I'm just going to pray for a better day tomorrow.

Tuesday, April 14, 2009

Day 2: Love is Kind

Day 2 speaks about kindness towards your significant other and is centered around Ephesians 4:32. It requires me not only to repeat the dare from Day 1 but also do one unexpected act of kindness. I'm not really sure what I will do because I don't know what tomorrow holds for us. In my update I will list what I did.

My goals for Day 2:
  • Say nothing negative.
  • Be patient and understanding to his needs.
  • Do not criticize.
  • Show kindness through all words and actions.

We have a little chalkboard by our front door that I will be writing the daily Bible verse on each day. I wonder if he'll notice!

Be kind to one another, tender-hearted, forgiving each other, just as God in Christ also has forgiven you. --Ephesians 4:32

Day 1: Love is Patient Results

Day 1 of the dare was very challenging. God must have been really challenging me because for some reason it was one of those days where small things really got on my nerves. It took a lot for me not to criticize things he did or say anything negative to him. I'm not really sure if he even noticed but I tried really hard and sometimes caught myself before I was going to say something negative. I also noticed that I do nag him and sometimes be more negative then positive in the things I say to him. I am thankful that this day brought that to my attention. I also realized that I am thankful for all the little things he does that bother me because I realize that is what makes him who he is and why I love who he is!

I'm really proud of myself for how the past 24 hours went. I'm going to try to keep this up as well as add the next day of the challenge!

Day 1: Love is Patient

It is 12:15 am and I'm starting Day 1 of the Love Dare. Day 1 is requiring me to be patient and is centered around Ephesians 4:2. I will report back at the end of today with my results.

My goals for Day 1:
  • Saying nothing negative to Lawrence all day.
  • Be patient and understanding to his needs.
  • Do not criticize him about anything. If nothing nice can be said then I will choose to not say anything at all.

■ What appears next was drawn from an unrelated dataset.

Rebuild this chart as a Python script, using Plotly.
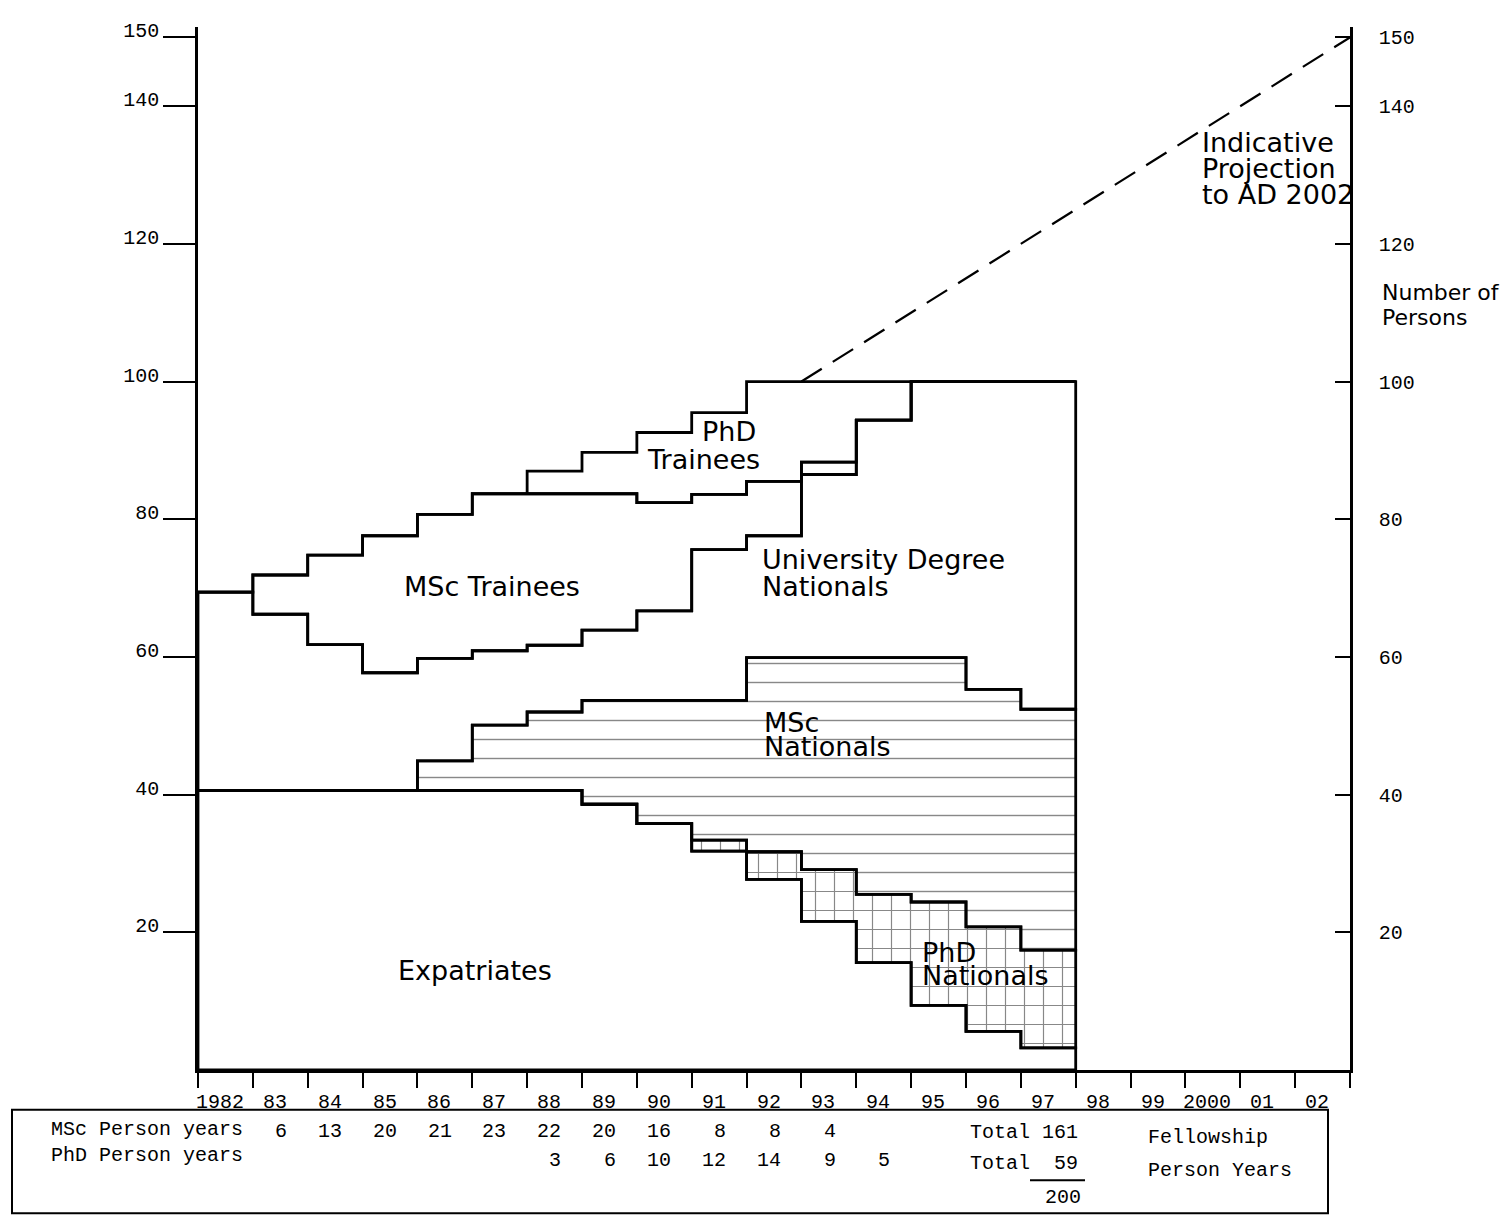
import plotly.graph_objects as go

# ---------------- data ----------------
years = list(range(1982, 1998))            # start of each one-year step
expatriates   = [40.6, 40.6, 40.6, 40.6, 40.6, 40.6, 40.6, 38.6, 35.8, 31.8, 27.7, 21.6, 15.6, 9.4, 5.6, 3.2]
phd_nationals = [0, 0, 0, 0, 0, 0, 0, 0, 0, 1.6, 4.0, 7.5, 9.9, 15.0, 15.2, 14.2]
msc_nationals = [0, 0, 0, 0, 4.3, 9.5, 11.4, 15.1, 17.9, 20.3, 28.2, 30.8, 34.4, 35.5, 34.5, 35.0]
univ_degree   = [28.8, 25.6, 21.2, 17.1, 14.9, 10.8, 9.7, 10.2, 13.0, 21.9, 17.7, 26.6, 34.5, 40.1, 44.7, 47.6]
msc_trainees  = [0, 5.7, 13.0, 19.9, 20.9, 22.8, 21.9, 19.8, 15.7, 8.0, 7.9, 1.8, 0, 0, 0, 0]
phd_trainees  = [0, 0, 0, 0, 0, 0, 3.4, 6.0, 10.2, 11.9, 14.5, 11.7, 5.6, 0, 0, 0]

projection_years = [1993, 2003]
projection_values = [100, 150]

tick_years = list(range(1982, 2004))
label_years = list(range(1982, 2003))
tick_labels = ["1982", "83", "84", "85", "86", "87", "88", "89", "90", "91", "92",
               "93", "94", "95", "96", "97", "98", "99", "2000", "01", "02"]
y_ticks = [20, 40, 60, 80, 100, 120, 140, 150]

msc_py_years = [1983, 1984, 1985, 1986, 1987, 1988, 1989, 1990, 1991, 1992, 1993]
msc_person_years = [6, 13, 20, 21, 23, 22, 20, 16, 8, 8, 4]
phd_py_years = [1988, 1989, 1990, 1991, 1992, 1993, 1994]
phd_person_years = [3, 6, 10, 12, 14, 9, 5]
msc_total = 161
phd_total = 59
grand_total = 200

# ---------------- geometry helpers ----------------
# the page body has an 8px margin, so the figure is drawn 8px right/down
OFF = 8
W, H = 1502, 1210
ML, MR, MT, MB = 190, 160, 13, 148
PW, PH = W - ML - MR, H - MT - MB


def xp(px):
    """screen pixel x -> paper x"""
    return (px - OFF - ML) / PW


def yp(py):
    """screen pixel y -> paper y"""
    return (H - MB - (py - OFF)) / PH


edges = years + [years[-1] + 1]
layers = [
    ("Expatriates", expatriates, None),
    ("PhD Nationals", phd_nationals, dict(shape="+", size=19, solidity=0.12, fgcolor="#111", bgcolor="white")),
    ("MSc Nationals", msc_nationals, dict(shape="-", size=19, solidity=0.075, fgcolor="#111", bgcolor="white")),
    ("University Degree Nationals", univ_degree, None),
    ("MSc Trainees", msc_trainees, None),
    ("PhD Trainees", phd_trainees, None),
]


def step_polygon(xe, bottom, top):
    xs, ys = [], []
    n = len(top)
    for i in range(n):
        xs += [xe[i], xe[i + 1]]
        ys += [top[i], top[i]]
    for i in range(n - 1, -1, -1):
        xs += [xe[i + 1], xe[i]]
        ys += [bottom[i], bottom[i]]
    xs.append(xs[0])
    ys.append(ys[0])
    return xs, ys


fig = go.Figure()
base = [0.0] * len(years)
polys = []
for name, vals, pattern in layers:
    top = [round(b + v, 3) for b, v in zip(base, vals)]
    xs, ys = step_polygon(edges, base, top)
    polys.append((name, xs, ys, pattern))
    base = top

# fills first
for name, xs, ys, pattern in polys:
    kw = dict(x=xs, y=ys, mode="lines", fill="toself", fillcolor="white",
              line=dict(width=0, color="rgba(0,0,0,0)"), hoverinfo="skip", name=name)
    if pattern:
        kw["fillpattern"] = pattern
    fig.add_trace(go.Scatter(**kw))
# outlines
for name, xs, ys, pattern in polys:
    fig.add_trace(go.Scatter(x=xs, y=ys, mode="lines", line=dict(color="black", width=2.8),
                             hoverinfo="skip", name=name))

# projection
fig.add_trace(go.Scatter(x=projection_years, y=projection_values, mode="lines", yaxis="y2",
                         line=dict(color="black", width=2.2, dash="24px,13px"), hoverinfo="skip"))

MONO = "Liberation Mono"
SANS = "DejaVu Sans"
ann = []
mono_font = dict(family=MONO, size=20, color="black")

# x tick labels (centered in each year interval)
for yr, lab in zip(label_years, tick_labels):
    ann.append(dict(x=yr + 0.4, y=yp(1103), xref="x", yref="paper", text=lab, showarrow=False,
                    xanchor="center", yanchor="middle", font=mono_font))

# table
ann.append(dict(x=xp(49), y=yp(1130), xref="paper", yref="paper", text="MSc Person years", showarrow=False,
                xanchor="left", yanchor="middle", font=mono_font))
ann.append(dict(x=xp(49), y=yp(1156), xref="paper", yref="paper", text="PhD Person years", showarrow=False,
                xanchor="left", yanchor="middle", font=mono_font))
for yr, v in zip(msc_py_years, msc_person_years):
    ann.append(dict(x=yr + 0.66, y=yp(1132), xref="x", yref="paper", text=str(v), showarrow=False,
                    xanchor="right", yanchor="middle", font=mono_font))
for yr, v in zip(phd_py_years, phd_person_years):
    ann.append(dict(x=yr + 0.66, y=yp(1161), xref="x", yref="paper", text=str(v), showarrow=False,
                    xanchor="right", yanchor="middle", font=mono_font))
ann.append(dict(x=xp(968), y=yp(1133), xref="paper", yref="paper", text=f"Total {msc_total}", showarrow=False,
                xanchor="left", yanchor="middle", font=mono_font))
ann.append(dict(x=xp(968), y=yp(1164), xref="paper", yref="paper", text=f"Total  {phd_total}", showarrow=False,
                xanchor="left", yanchor="middle", font=mono_font))
ann.append(dict(x=xp(1083), y=yp(1198), xref="paper", yref="paper", text=str(grand_total), showarrow=False,
                xanchor="right", yanchor="middle", font=mono_font))
ann.append(dict(x=xp(1146), y=yp(1138), xref="paper", yref="paper", text="Fellowship", showarrow=False,
                xanchor="left", yanchor="middle", font=mono_font))
ann.append(dict(x=xp(1146), y=yp(1171), xref="paper", yref="paper", text="Person Years", showarrow=False,
                xanchor="left", yanchor="middle", font=mono_font))

# region labels
labels = [
    ("PhD", 700, 428), ("Trainees", 645, 456),
    ("MSc Trainees", 402, 584),
    ("University Degree", 760, 557), ("Nationals", 760, 584),
    ("MSc", 762, 720), ("Nationals", 762, 745),
    ("PhD", 920, 952), ("Nationals", 920, 975),
    ("Expatriates", 396, 970),
    ("Indicative", 1200, 137), ("Projection", 1200, 163), ("to AD 2002", 1200, 189),
]
for t, x, y in labels:
    ann.append(dict(x=xp(x), y=yp(y), xref="paper", yref="paper", text=t, showarrow=False,
                    xanchor="left", yanchor="middle", font=dict(family=SANS, size=27, color="black")))
for t, x, y in [("Number of", 1380, 288), ("Persons", 1380, 313)]:
    ann.append(dict(x=xp(x), y=yp(y), xref="paper", yref="paper", text=t, showarrow=False,
                    xanchor="left", yanchor="middle", font=dict(family=SANS, size=22, color="black")))

shapes = [
    dict(type="rect", xref="paper", yref="paper", x0=xp(12), x1=xp(1328), y0=yp(1214), y1=yp(1110),
         line=dict(color="black", width=2)),
    dict(type="line", xref="paper", yref="paper", x0=xp(1030), x1=xp(1085), y0=yp(1181), y1=yp(1181),
         line=dict(color="black", width=2)),
]

axis_font = dict(family=MONO, size=20, color="black")
fig.update_layout(
    width=W, height=H,
    margin=dict(l=ML, r=MR, t=MT, b=MB),
    paper_bgcolor="white", plot_bgcolor="white",
    showlegend=False,
    annotations=ann, shapes=shapes,
    xaxis=dict(range=[1982, 2003], showgrid=False, zeroline=False, showline=True, linecolor="black",
               linewidth=2.5, ticks="outside", ticklen=15, tickwidth=2, tickcolor="black",
               tickvals=tick_years, showticklabels=False, fixedrange=True),
    yaxis=dict(range=[0, 151.5], showgrid=False, zeroline=False, showline=True, linecolor="black",
               linewidth=2.5, ticks="outside", ticklen=32, tickwidth=2, tickcolor="black",
               tickvals=y_ticks, ticktext=[str(v) for v in y_ticks], tickfont=axis_font,
               ticklabelshift=-7, ticklabelstandoff=0),
    yaxis2=dict(range=[0, 151.5], overlaying="y", side="right", anchor="x", showgrid=False,
                zeroline=False, showline=True, linecolor="black", linewidth=2.5, ticks="inside",
                ticklen=15, tickwidth=2, tickcolor="black", tickvals=y_ticks,
                ticktext=[str(v) for v in y_ticks], tickfont=axis_font, ticklabelstandoff=22),
)

fig.write_html("out.html")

Be completely humble and gentle; be patient, bearing with one another in love. Ephesians 4:2 NIV

Monday, April 13, 2009

The Love Dare

We have finally set a wedding date. May 29, 2010. After watching the movie Fireproof together I was given the book The Love Dare by Stephen Kendrick and Alex Kendrick, by my mom. It has sat in my bedside drawer for a while but I recently decided that I want to try it out. In the movie it is used to save their marraige and we are not needing to save our relationship, but I want to show him how much I care about him and love him.


The key to this is that Lawrence doesn't know I'm doing it. It will take 40 days to complete the whole book. Hopefully I will accomplish this in 40 days but I may have to do every other day because of our crazy busy schedules. I'm really exicted about trying this out and seeing how it enriches our love and relationship.